I’ve also been applying some of the principles I learned in the Gupta Program, like meditating every day and going for a walk in nature. I live near bushland, and spend at least an hour each day bushwalking, or just sitting and meditating. Over time, I’ve found my mind is much calmer now and I’m not so anxious. I also exercise first thing in the morning, something my naturopath put me onto in an effort to reduce my night-time cortisol levels so I could get some restorative sleep. My Mickel Therapist had suggested that I not do any other therapy at the same time, and I sort of ignored his advice as I was taking what seemed like the best advice from all over the place. Perhaps that wasn’t such a good idea.
The other day I went cycling in the morning with another friend of mine who has recently done The Lightning Process, and found it significantly increased his energy levels. Along the way we stopped at a beach where I had a swim. I’m not a great swimmer as I’ve never been comfortable putting my face under water; even snorkeling causes me to panic over whether I’ll be able to breathe. So I tried swimming “properly” with my face under the water for a few strokes; something that used to cause me great anxiety as a kid. After a minute or so of doing this in shallow water, I stood up and felt so disoriented, I couldn’t walk straight. I felt nauseous for about the next hours, as if I’d been spun around until I felt sick. I thought I was going to throw up.
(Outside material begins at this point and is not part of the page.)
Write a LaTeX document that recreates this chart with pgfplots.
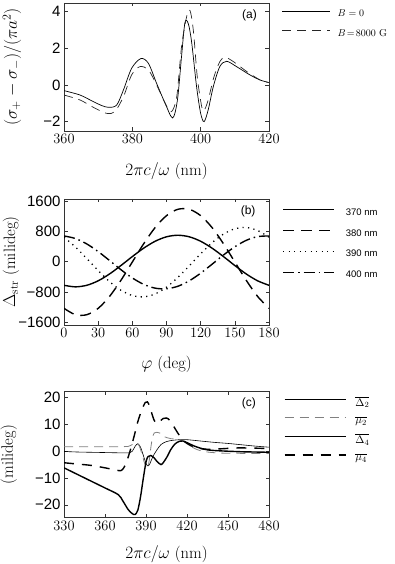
\documentclass[border=0pt]{standalone}
\usepackage{fontspec}
\usepackage{pgfplots}
\pgfplotsset{compat=1.18}
\newfontfamily\helv{Liberation Sans}

\pgfplotsset{
 myaxis/.style={
   scale only axis, width=205pt, anchor=south west,
   axis line style={black!80, line width=0.9pt},
   tick align=inside, tick style={black!80, line width=0.6pt}, major tick length=3.5pt,
   tick label style={font=\helv\fontsize{15}{17}\selectfont},
   label style={font=\fontsize{16.5}{19}\selectfont},
   legend style={draw=none, fill=none, at={(rel axis cs:1,1)}, anchor=north west, inner sep=0pt, outer sep=0pt, cells={anchor=west}},
 }
}

\begin{document}
\begin{tikzpicture}
\useasboundingbox (0,0) rectangle (395pt,564pt);

% ---------------- (a)
\begin{axis}[myaxis, height=128pt, at={(64pt,433pt)},
  xmin=360, xmax=420, ymin=-2.51, ymax=4.47,
  xtick={360,380,400,420}, ytick={-2,0,2,4}, yticklabels={−2,0,2,4},
  xlabel={$2\pi c/\omega$ (nm)},
  xlabel style={at={(axis description cs:0.5,0)}, anchor=center, yshift=-40pt},
  ylabel={$(\sigma_+-\sigma_-)/(\pi a^2)$},
  ylabel style={at={(axis description cs:-0.254,0.5)}, anchor=center},
  legend style={xshift=13pt, yshift=-5pt, font=\fontsize{10}{11}\selectfont, row sep=7pt},
  legend image code/.code={\draw[#1] (0pt,3pt) -- (48pt,3pt); \path (53pt,3pt);},
]
\addplot[black, line width=0.7pt, smooth] coordinates {
(360,-0.31) (364.7,-0.55) (368.6,-0.91) (371,-1.12) (373,-1.22) (375.4,-1.1) (377.4,-0.27) (379.8,0.91) (382.5,1.44) (384.7,1.18) (387.1,0.09) (389.6,-1.0) (391.8,-1.8) (393.2,-0.82) (394.4,1.55) (395.4,3.4) (396.4,3.33) (397.4,2.27) (398.8,-0.09) (400,-1.55) (401,-2.0) (402.2,-1.36) (403.7,-0.09) (405.6,1.0) (407.6,1.29) (410.5,1.0) (414.4,0.55) (417.4,0.27) (420,0.13)};
\addlegendentry{$B=0$}
\addplot[black!85, line width=0.7pt, smooth, dash pattern=on 9pt off 6pt] coordinates {
(360,-0.55) (364.7,-0.82) (368.6,-1.22) (372.5,-1.55) (374.9,-1.45) (377.4,-0.64) (379.8,0.55) (382.2,1.0) (384.7,0.82) (387.1,0) (390.1,-1.18) (391.5,-1.45) (393,-0.64) (394.4,2.09) (395.9,3.73) (396.9,4.05) (397.9,2.9) (399,0.45) (400.3,-1.18) (401,-1.4) (402.2,-0.82) (403.9,0.45) (405.6,1.27) (407.1,1.51) (409.6,1.27) (413.5,0.73) (417.4,0.27) (420,0.13)};
\addlegendentry{$B\!=\!8000$ G}
\node[font=\helv\fontsize{12}{14}\selectfont] at (rel axis cs:0.905,0.906) {(a)};
\end{axis}

% ---------------- (b)
\begin{axis}[myaxis, height=126pt, at={(64pt,239pt)},
  xmin=0, xmax=180, ymin=-1670, ymax=1650,
  xtick={0,30,...,180}, ytick={-1600,-800,0,800,1600}, yticklabels={−1600,−800,0,800,1600},
  xlabel={$\varphi$ (deg)},
  xlabel style={at={(axis description cs:0.5,0)}, anchor=center, yshift=-39pt},
  ylabel={$\Delta_{\rm str}$ (milideg)},
  ylabel style={at={(axis description cs:-0.258,0.5)}, anchor=center},
  legend style={xshift=13.5pt, yshift=-7.5pt, font=\helv\fontsize{9.5}{10}\selectfont, row sep=8.8pt},
  legend image code/.code={\draw[#1] (0pt,3pt) -- (51pt,3pt); \path (60pt,3pt);},
]
\addplot[black, line width=1.4pt, smooth] coordinates {
(0,-624) (10,-665) (20,-624) (30,-506) (40,-325) (50,-103) (60,133) (70,355) (80,536) (90,654) (100,695) (110,654) (120,536) (130,355) (140,133) (150,-103) (160,-325) (170,-506) (180,-624)};
\addlegendentry{370 nm}
\addplot[black, line width=1.4pt, smooth, dash pattern=on 11pt off 7pt] coordinates {
(0,-1231) (10,-1399) (20,-1399) (30,-1231) (40,-917) (50,-492) (60,-10) (70,472) (80,897) (90,1211) (100,1379) (110,1379) (120,1211) (130,897) (140,472) (150,-10) (160,-492) (170,-917) (180,-1231)};
\addlegendentry{380 nm}
\addplot[black, line width=1.3pt, smooth, dash pattern=on 1.2pt off 4.3pt] coordinates {
(0,643) (10,386) (20,81) (30,-236) (40,-527) (50,-755) (60,-894) (70,-928) (80,-851) (90,-673) (100,-416) (110,-111) (120,206) (130,497) (140,725) (150,864) (160,898) (170,821) (180,643)};
\addlegendentry{390 nm}
\addplot[black, line width=1.4pt, smooth, dash pattern=on 11pt off 4pt on 1.5pt off 4pt] coordinates {
(0,676) (10,609) (20,466) (30,265) (40,29) (50,-213) (60,-431) (70,-600) (80,-699) (90,-716) (100,-649) (110,-506) (120,-305) (130,-69) (140,173) (150,391) (160,560) (170,659) (180,676)};
\addlegendentry{400 nm}
\node[font=\helv\fontsize{12}{14}\selectfont] at (rel axis cs:0.898,0.905) {(b)};
\end{axis}

% ---------------- (c)
\begin{axis}[myaxis, height=126pt, at={(64pt,46.3pt)},
  xmin=330, xmax=480, ymin=-24.8, ymax=22.2,
  xtick={330,360,...,480}, ytick={-20,-10,0,10,20}, yticklabels={−20,−10,0,10,20},
  xlabel={$2\pi c/\omega$ (nm)},
  xlabel style={at={(axis description cs:0.5,0)}, anchor=center, yshift=-36pt},
  ylabel={(milideg)},
  ylabel style={at={(axis description cs:-0.27,0.5)}, anchor=center},
  legend style={xshift=15pt, yshift=-3pt, font=\fontsize{11}{12}\selectfont, row sep=5pt},
  legend image code/.code={\draw[#1] (0pt,3pt) -- (61pt,3pt); \path (68pt,3pt);},
]
\addplot[black, line width=0.6pt, smooth] coordinates {
(330,-0.1) (340,-0.3) (350,-0.4) (360,-0.5) (370,-0.6) (378,-0.6) (380,0) (382,1.8) (384,2.8) (386,1.5) (388,-1.5) (390,-4.5) (391.5,-5.5) (393,-4.5) (395,-2) (398,0.5) (401,2.5) (405,3.6) (410,4.1) (415,4.3) (420,4.3) (430,3.8) (440,3.3) (450,2.9) (460,2.4) (470,1.9) (480,1.5)};
\addlegendentry{$\overline{\Delta_2}$}
\addplot[gray, line width=0.8pt, smooth, dash pattern=on 9pt off 6pt] coordinates {
(330,1.7) (340,1.7) (350,1.7) (360,1.7) (370,1.7) (377,1.8) (380,2.5) (383,3) (385,2) (387,-1) (389,-4.5) (391,-6.5) (392.5,-3) (394,3) (396,6.8) (400,6.8) (403,5.5) (408,4.7) (414,4.4) (418,3.5) (422,2) (428,0.5) (435,-0.3) (445,-0.7) (460,-0.8) (480,-0.8)};
\addlegendentry{$\overline{\mu_2}$}
\addplot[black, line width=1.4pt, smooth] coordinates {
(330,-6.2) (340,-8.7) (350,-11.2) (360,-13.7) (369.7,-16.2) (373,-18.5) (377,-21.8) (380,-23.3) (382,-23.6) (384,-22) (386,-17) (388,-10.2) (390,-4) (391.5,-2) (393.5,-1.6) (396,-2.5) (398,-3.8) (401,-5) (403,-4) (405.5,-2) (408,0.5) (411,2.6) (414,3.6) (417,3.8) (420,3.2) (425,2.0) (430,1.1) (435,0.5) (442,0.2) (450,0) (460,-0.2) (470,-0.3) (480,-0.4)};
\addlegendentry{$\overline{\Delta_4}$}
\addplot[black, line width=1.4pt, smooth, dash pattern=on 10pt off 8pt] coordinates {
(330,-4.3) (340,-4.8) (350,-5.3) (360,-6.2) (368,-7) (372,-7.2) (375,-5) (378,-0.5) (381,5) (384,11) (387,15.5) (389.5,18.2) (391,18.4) (392.5,17) (394,14.5) (396,11.5) (398,10.3) (400,11) (402.5,12.2) (405,12.4) (407.5,11.5) (410,9.5) (413,7) (416,4.8) (419,3.3) (423,2) (428,1.2) (435,0.7) (445,0.9) (455,1.2) (465,1.2) (480,1.0)};
\addlegendentry{$\overline{\mu_4}$}
\node[font=\helv\fontsize{12}{14}\selectfont] at (rel axis cs:0.902,0.908) {(c)};
\end{axis}
\end{tikzpicture}
\end{document}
Now I can’t explain this purely in terms of fight/flight/freeze response. Nor have I ever been fully comfortable with Gupta’s explanation of the amygdala triggering flu-like symptoms. I just don’t get how that could happen; it doesn’t have that level of control. But the hypothalamus does; it’s in control of just about everything. When I stuck my head under the water, my best guess is that an oversensitive amygdala triggered an oversensitive hypothalamus leading my body to go all out of wack.
So perhaps Gupta and Mickel are both right, and the amygdala and the hypothalamus are both overstimulated; but while lots of the therapy I’ve been doing has been amygdala focused (like dealing with past trauma), it probably came at the expense of retriggering the hypothalamus. It seems to me that since the physical symptoms are the most distressing, the most important thing is to calm down the hypothalamus; and let the amygdala calm down by itself. Or perhaps Mickel Therapy calms them both down by removing the emotional stimulus.
I’m off into speculation land now, but the main learning for me is to stop doing things that scare me, in my attempts to deal with anxiety by expanding my comfort zone. The one exception to this is stuff that contributes directly to my future career, since financial stress is one thing that contributes to anxiety. I also feel even more committed to finding things that I love to do, and doing more of them, so that my amygdala is only ever sending feel-good signals to the hypothalamus.
If everyone else in the world could just join me in this plan, perhaps we can have world peace without me having to win a beauty contest.